Preet Gill MP (Photo by Christopher Furlong/Getty Images)

“The United Kingdom is an ethnically diverse country with many different communities that reflects the multicultural nature of Britain,” said Gill, who represents Birmingham Edgbaston. “Many British people’s families originally come from overseas. Over the centuries, people from around the world have come to live here.

“Multiculturalism in this country has not failed. I am immensely proud to be Britain’s first female Sikh MP and represent a diverse constituency in our second city.

“However, in the last decade, the Tories have put additional pressure on our communities.

“People are suffering the worst cost-of-living crisis in a generation; the Conservatives have presided over the loss of housing stock, including social housing, over 13 consecutive years.

“They have also hindered integration by cutting language classes for immigrants wanting to learn English,” she said.

“Multiculturalism isn’t the problem facing this country – it’s Tory politicians like Suella Braverman.”

During this week’s Conservative party conference, party chairman Greg Hands conceded the party were “the underdogs” heading into the next general election.

The Asian parliamentarian alleged that Tory MPs were using the conference as a “beauty parade” to position themselves as the next leader of the party.

“The cabinet MPs, many of them are not up for the fight, they seem to be resigned to the outcome of losing the next general election,” they said.

“I think there is still everything to play for given the fact that there are a lot of still undecided voters, and that’s what the polling also shows.
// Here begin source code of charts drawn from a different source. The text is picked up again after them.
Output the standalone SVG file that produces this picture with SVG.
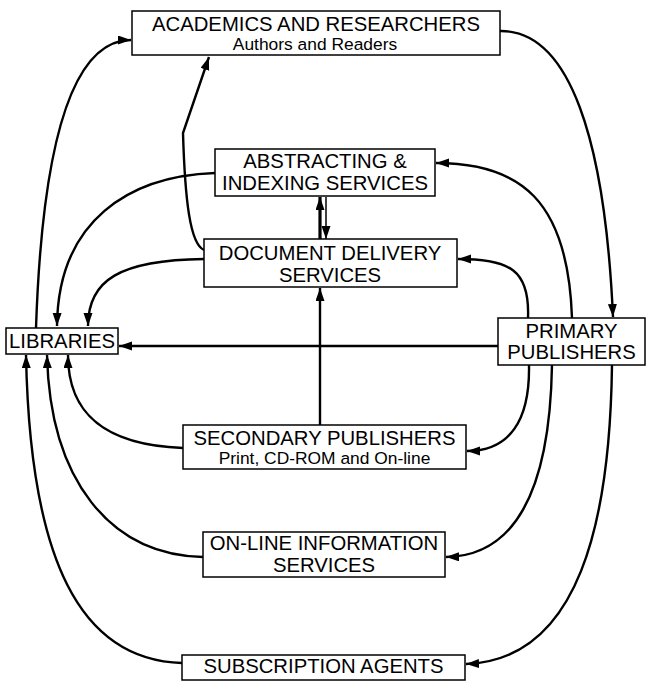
<svg xmlns="http://www.w3.org/2000/svg" width="650" height="691" viewBox="0 0 650 691">
<style>
.box{fill:#fff;stroke:#000;stroke-width:1.5}
.t{font-family:"Liberation Sans",Arial,sans-serif;font-size:20.3px;fill:#000;text-anchor:middle}
.s{font-family:"Liberation Sans",Arial,sans-serif;font-size:17.4px;fill:#000;text-anchor:middle}
.c{fill:none;stroke:#000;stroke-width:2.4;marker-end:url(#ah)}
</style>
<defs>
<marker id="ah" markerUnits="userSpaceOnUse" markerWidth="14" markerHeight="10" refX="13" refY="4.5" orient="auto">
<path d="M0,0 L13,4.5 L0,9 z" fill="#000"/>
</marker>
</defs>
<rect width="650" height="691" fill="#fff"/>
<g id="connectors">
<path class="c" d="M36,328 C42,150 70,40 131,40"/>
<path class="c" d="M500,31 C570,30 605,140 613,317"/>
<path class="c" d="M204,250 C190,244 185,200 183,133 L209,57"/>
<path class="c" d="M215,173 C130,176 58,220 57,326"/>
<path class="c" d="M204,259 C120,260 88,280 88,326"/>
<path class="c" d="M498,346 L119,346"/>
<path class="c" d="M572,318 C568,200 520,163 436,163"/>
<path class="c" d="M528,318 C530,270 510,259 458,259"/>
<path fill="none" stroke="#000" stroke-width="3.2" marker-end="url(#ah)" d="M320,239 L320,197"/>
<path fill="none" stroke="#000" stroke-width="1.5" marker-end="url(#ah)" d="M326,197 L326,239"/>
<path class="c" d="M320,425 L320,288"/>
<path class="c" d="M183,448 C100,445 68,410 68,355"/>
<path class="c" d="M529,365 C530,420 510,451 467,451"/>
<path class="c" d="M552,365 C550,480 520,556 446,557"/>
<path class="c" d="M612,365 C610,520 580,660 466,664"/>
<path class="c" d="M182,663 C80,660 30,560 26,355"/>
<path class="c" d="M203,557 C110,555 50,480 47,355"/>
</g>
<g id="academics">
<rect class="box" x="132" y="11" width="368" height="44"/>
<text class="t" x="316" y="31">ACADEMICS AND RESEARCHERS</text>
<text class="s" x="315" y="50">Authors and Readers</text>
</g>
<g id="abstracting">
<rect class="box" x="215" y="149" width="220" height="47"/>
<text class="t" x="325" y="168">ABSTRACTING &amp;</text>
<text class="t" x="325" y="190">INDEXING SERVICES</text>
</g>
<g id="document-delivery">
<rect class="box" x="204" y="239" width="253" height="48"/>
<text class="t" x="330" y="260">DOCUMENT DELIVERY</text>
<text class="t" x="330" y="282">SERVICES</text>
</g>
<g id="libraries">
<rect class="box" x="6" y="328" width="112" height="26"/>
<text class="t" x="62" y="348">LIBRARIES</text>
</g>
<g id="primary-publishers">
<rect class="box" x="498" y="318" width="147" height="47"/>
<text class="t" x="571.5" y="338">PRIMARY</text>
<text class="t" x="571.5" y="359">PUBLISHERS</text>
</g>
<g id="secondary-publishers">
<rect class="box" x="183" y="425" width="283" height="44"/>
<text class="t" x="324.5" y="445">SECONDARY PUBLISHERS</text>
<text class="s" x="324.5" y="464">Print, CD-ROM and On-line</text>
</g>
<g id="online-services">
<rect class="box" x="203" y="532" width="242" height="45"/>
<text class="t" x="324" y="550">ON-LINE INFORMATION</text>
<text class="t" x="324" y="572">SERVICES</text>
</g>
<g id="subscription-agents">
<rect class="box" x="182" y="655" width="283" height="25"/>
<text class="t" x="323.5" y="673">SUBSCRIPTION AGENTS</text>
</g>
</svg>
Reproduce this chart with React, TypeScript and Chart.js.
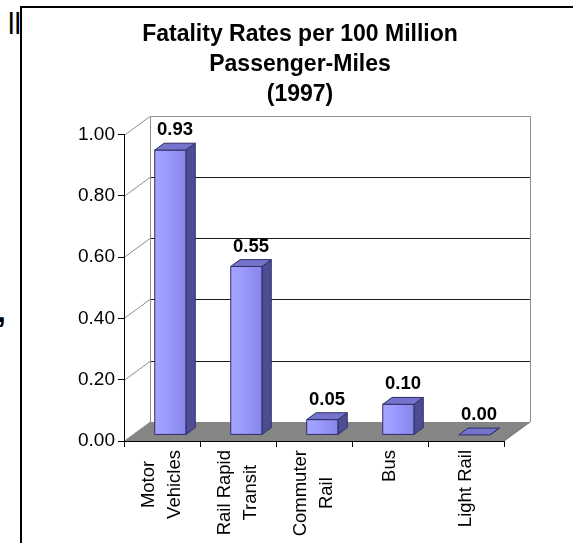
import React, { useEffect, useRef } from "react";
import { Chart, registerables } from "chart.js";

Chart.register(...registerables);

const categories: string[][] = [
  ["Motor", "Vehicles"],
  ["Rail Rapid", "Transit"],
  ["Commuter", "Rail"],
  ["Bus"],
  ["Light Rail"],
];
const fatalityRates = [0.93, 0.55, 0.05, 0.1, 0.0];
const yTickValues = [0, 0.2, 0.4, 0.6, 0.8, 1.0];
const titleLines = ["Fatality Rates per 100 Million", "Passenger-Miles", "(1997)"];

const FONT = "'Liberation Sans', Arial, Helvetica, sans-serif";
const DX = 26;
const DY = -19;
const BAR_FRONT = 0.32;
const BAR_BACK = 0.68;
const XLABEL_SIZE = 18.5;
const XLABEL_LINE = 25.5;

const threeD = {
  id: "threeD",
  beforeDraw(chart: any) {
    const { ctx, chartArea: a, scales } = chart;
    const y = scales.y;
    const L = a.left, R = a.right, T = a.top, B = a.bottom;
    ctx.save();
    ctx.fillStyle = "#ffffff";
    ctx.beginPath();
    ctx.moveTo(L, T);
    ctx.lineTo(L + DX, T + DY);
    ctx.lineTo(L + DX, B + DY);
    ctx.lineTo(L, B);
    ctx.closePath();
    ctx.fill();
    ctx.fillRect(L + DX, T + DY, R - L, B - T);
    ctx.fillStyle = "#858585";
    ctx.beginPath();
    ctx.moveTo(L, B);
    ctx.lineTo(R, B);
    ctx.lineTo(R + DX, B + DY);
    ctx.lineTo(L + DX, B + DY);
    ctx.closePath();
    ctx.fill();
    ctx.lineWidth = 1;
    for (const v of yTickValues) {
      const yy = Math.round(y.getPixelForValue(v)) + 0.5;
      if (v > 0 && v < 1) {
        ctx.strokeStyle = "#1a1a1a";
        ctx.beginPath();
        ctx.moveTo(L + DX, yy + DY);
        ctx.lineTo(R + DX, yy + DY);
        ctx.stroke();
      }
      ctx.strokeStyle = "#8f8f8f";
      ctx.beginPath();
      ctx.moveTo(L, yy);
      ctx.lineTo(L + DX, yy + DY);
      ctx.stroke();
    }
    ctx.strokeStyle = "#8f8f8f";
    ctx.beginPath();
    ctx.moveTo(L + DX + 0.5, B + DY);
    ctx.lineTo(L + DX + 0.5, Math.round(T + DY) + 0.5);
    ctx.lineTo(R + DX + 0.5, Math.round(T + DY) + 0.5);
    ctx.lineTo(R + DX + 0.5, B + DY);
    ctx.stroke();
    ctx.strokeStyle = "#6a6a6a";
    ctx.beginPath();
    ctx.moveTo(R, B);
    ctx.lineTo(R + DX, B + DY);
    ctx.stroke();
    ctx.restore();
  },
  afterDatasetsDraw(chart: any) {
    const { ctx } = chart;
    const meta = chart.getDatasetMeta(0);
    const fx = DX * BAR_FRONT, fy = DY * BAR_FRONT;
    const ddx = DX * (BAR_BACK - BAR_FRONT), ddy = DY * (BAR_BACK - BAR_FRONT);
    ctx.save();
    ctx.lineWidth = 1;
    ctx.lineJoin = "round";
    meta.data.forEach((bar: any, i: number) => {
      const w = bar.width;
      const l = bar.x - w / 2 + fx;
      const r = bar.x + w / 2 + fx;
      const t = bar.y + fy;
      const b = bar.base + fy;
      ctx.strokeStyle = "#2e2e66";
      ctx.fillStyle = "#4d4d93";
      ctx.beginPath();
      ctx.moveTo(r, t);
      ctx.lineTo(r + ddx, t + ddy);
      ctx.lineTo(r + ddx, b + ddy);
      ctx.lineTo(r, b);
      ctx.closePath();
      ctx.fill();
      ctx.stroke();
      if (b - t > 0.5) {
        const g = ctx.createLinearGradient(l, 0, r, 0);
        g.addColorStop(0, "#a4a4ff");
        g.addColorStop(0.35, "#9c9cff");
        g.addColorStop(1, "#8585ea");
        ctx.fillStyle = g;
        ctx.fillRect(l, t, r - l, b - t);
        ctx.strokeRect(l, t, r - l, b - t);
      }
      ctx.fillStyle = "#7474cc";
      ctx.beginPath();
      ctx.moveTo(l, t);
      ctx.lineTo(r, t);
      ctx.lineTo(r + ddx, t + ddy);
      ctx.lineTo(l + ddx, t + ddy);
      ctx.closePath();
      ctx.fill();
      ctx.stroke();
      ctx.fillStyle = "#000";
      ctx.font = `bold 18.5px ${FONT}`;
      ctx.textAlign = "center";
      ctx.textBaseline = "middle";
      ctx.fillText(fatalityRates[i].toFixed(2), bar.x + DX * 0.5, t - 20);
    });
    ctx.restore();
  },
  afterDraw(chart: any) {
    const { ctx, chartArea: a, scales } = chart;
    const x = scales.x;
    ctx.save();
    ctx.fillStyle = "#000";
    ctx.font = `${XLABEL_SIZE}px ${FONT}`;
    ctx.textAlign = "center";
    ctx.textBaseline = "middle";
    categories.forEach((lines, i) => {
      const xc = x.getPixelForValue(i);
      const maxW = Math.max(...lines.map((s) => ctx.measureText(s).width));
      const n = lines.length;
      lines.forEach((s, j) => {
        const lx = xc + (j - (n - 1) / 2) * XLABEL_LINE;
        ctx.save();
        ctx.translate(lx, a.bottom + 9 + maxW / 2);
        ctx.rotate(-Math.PI / 2);
        ctx.fillText(s, 0, 0);
        ctx.restore();
      });
    });
    ctx.restore();
  },
};

export default function App() {
  const ref = useRef<HTMLCanvasElement>(null);
  useEffect(() => {
    const chart = new Chart(ref.current as HTMLCanvasElement, {
      type: "bar",
      data: {
        labels: categories,
        datasets: [
          {
            data: fatalityRates,
            backgroundColor: "rgba(0,0,0,0)",
            borderWidth: 0,
            barPercentage: 0.41,
            categoryPercentage: 1,
          },
        ],
      },
      options: {
        responsive: false,
        maintainAspectRatio: false,
        devicePixelRatio: 1,
        animation: false,
        events: [],
        layout: { padding: { left: 27, right: 0, top: 20, bottom: 0 } },
        plugins: {
          legend: { display: false },
          tooltip: { enabled: false },
          title: {
            display: true,
            text: titleLines,
            color: "#000",
            font: { family: FONT, size: 23, weight: "bold", lineHeight: 1.3 },
            padding: { top: 0, bottom: 25 },
          },
        },
        scales: {
          x: {
            type: "category",
            grid: {
              display: true,
              drawOnChartArea: false,
              drawTicks: true,
              tickLength: 6,
              color: "#000",
            },
            border: { display: true, color: "#000" },
            ticks: { display: false },
            afterFit: (s: any) => {
              s.height = 102;
            },
          },
          y: {
            type: "linear",
            min: 0,
            max: 1,
            afterBuildTicks: (s: any) => {
              s.ticks = yTickValues.map((v) => ({ value: v }));
            },
            ticks: {
              color: "#000",
              padding: 3,
              font: { family: FONT, size: 19 },
              callback: (v: any) => Number(v).toFixed(2),
            },
            grid: {
              display: true,
              drawOnChartArea: false,
              drawTicks: true,
              tickLength: 6,
              color: "#000",
            },
            border: { display: true, color: "#000" },
            afterFit: (s: any) => {
              s.width = 97;
            },
          },
          yRight: {
            type: "linear",
            position: "right",
            display: true,
            grid: { display: false },
            ticks: { display: false },
            border: { display: false },
            afterFit: (s: any) => {
              s.width = 69;
            },
          },
        },
      },
      plugins: [threeD],
    } as any);
    return () => chart.destroy();
  }, []);

  return (
    <div
      style={{
        position: "fixed",
        left: 0,
        top: 0,
        width: 573,
        height: 543,
        overflow: "hidden",
        background: "#fff",
      }}
    >
      <div
        style={{
          position: "absolute",
          left: 20,
          top: 6,
          width: 556,
          height: 600,
          border: "2px solid #000",
          background: "#fff",
        }}
      />
      <div
        style={{
          position: "absolute",
          left: 8,
          top: 10,
          fontFamily: FONT,
          fontSize: 29,
          lineHeight: 1,
          color: "#000",
        }}
      >
        ll
      </div>
      <div
        style={{
          position: "absolute",
          left: -3,
          top: 295,
          fontFamily: FONT,
          fontSize: 32,
          fontWeight: "bold",
          lineHeight: 1,
          color: "#000",
        }}
      >
        ,
      </div>
      <canvas
        ref={ref}
        width={573}
        height={543}
        style={{ position: "absolute", left: 0, top: 0, width: 573, height: 543 }}
      />
    </div>
  );
}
It’s short-sighted for them to just give up all hope at this stage.

“Remember, this time last year we had Liz Truss as prime minister and Kwasi Kwarteng as chancellor – look at what’s happened in the space of one year.”

Braverman using ‘disgraceful tactics’

SUELLA BRAVERMAN questioning whether the UN Refugee Convention was “fit for our modern age”, could lead to the start of a culture war, Khalid Mahmood MP told Eastern Eye.

Braverman called the 1951 Refugee Convention, which legally defines the term “refugee” and outlines their rights, as an “outdated legal model,” citing a study that said the convention now gives at least 780 million people the potential right to move to another country.

Western countries will not be able to sustain an asylum system “if in effect simply being gay, or a woman, or fearful of discrimination in your country of origin, is sufficient to qualify for protection,” she added.

Khalid Mahmood MP

Braverman, a lawyer who has criticised the European Convention on Human Rights for blocking the government’s Rwanda scheme, said a system where “people are able to travel through multiple safe countries… while they pick and choose their preferred destination to claim asylum, is absurd and unsustainable.”

“She’s talking absolute nonsense,” Mahmood said. “The frightening thing is her words have already been picked-up and supported by the extreme far-right groups and will lead to disharmony and culture wars.”

Mahmood also condemned the home secretary for using “inflammatory lies” such as suggesting that 100 million asylum seekers could come to the UK without her planned immigration crackdown.

The UN Human Rights Council has estimated there at more than 100 million forcibly displaced people around the world, but only 26 million have left their own country. The Refugee Council said the home secretary’s comment “doesn’t reflect reality” as the vast majority displaced from their homes stay within the country.

“These are just incendiary comments that are designed to get the right-wing Tories on her side. She will do anything to get political points,” said Mahmood. “She’s using this derogatory language for her own political gain at the expense of her own community. It’s disgraceful to see a home secretary, one of the great offices of state, resort to these sorts of tactics.”

Tory policies ‘foster insecurity’

PROFESSOR Anand Menon, of thinktank UK in a Changing Europe, said the home secretary’s immigration policies made ethnic minorities feel “insecure” in this country, an experience previous generations had felt and which he said will play a part in the next general election.

Professor Anand Menon

“I find it very hard to talk about these things in terms of my experiences, but in the case of minority voters, the issue of security is really important,” he said. “It’s a very multi-layered issue for ethnic minorities. It’s partly economic security and but also, it’s about feelings of security in the country.

“Indian parents of my generation, would routinely, and this is true of my friends, family, stress the fact that you are a visitor in this country and unless you really go out and prove yourself, this country will turn its back on you. There was a very profound sense of being here under sufferance. This was the 1970s, it was a very different world. But it bred a sense of insecurity that non-minority voters are not familiar with.

“This is where the tension lies with the Conservatives party, being the party of traditional values and economic security, but with an approach to immigration that fosters precisely that kind of insecurity.”

‘Integration is not easy’

IN THE aftermath of Suella Braverman’s speech on multiculturalism failing, polling by JL Partners suggested that more adults agreed with her than disagreed, by 39 per cent to 30 per cent.

Tim Montgomerie, a former adviser to ex-prime minster Boris Johnson and creator of the influential website ConservativeHome, said although she could have “said things better” there was some truth to her words.

Tim Montgomerie

“The problem with the word multiculturalism is if we asked each of us what we thought multicultural was, we could get a different definition of it,” said Montgomerie. “Where she (Braverman) is onto something, and I don’t think her critics give her enough charity on this, is that integration isn’t an easy thing. Just because we’ve succeeded reasonably well, so far, doesn’t mean the numbers coming in a few years aren’t relevant.

“Every country has a certain ability to absorb new migrants and if we lose control, in a way that (France president) Emanuel Macron was warning about Europe can’t be the home or the world’s misery, we do need to manage it carefully.

“So, I don’t think she was right to say we’re a failure at the moment. But if we don’t manage to get control of our borders, I could see problems in the future.”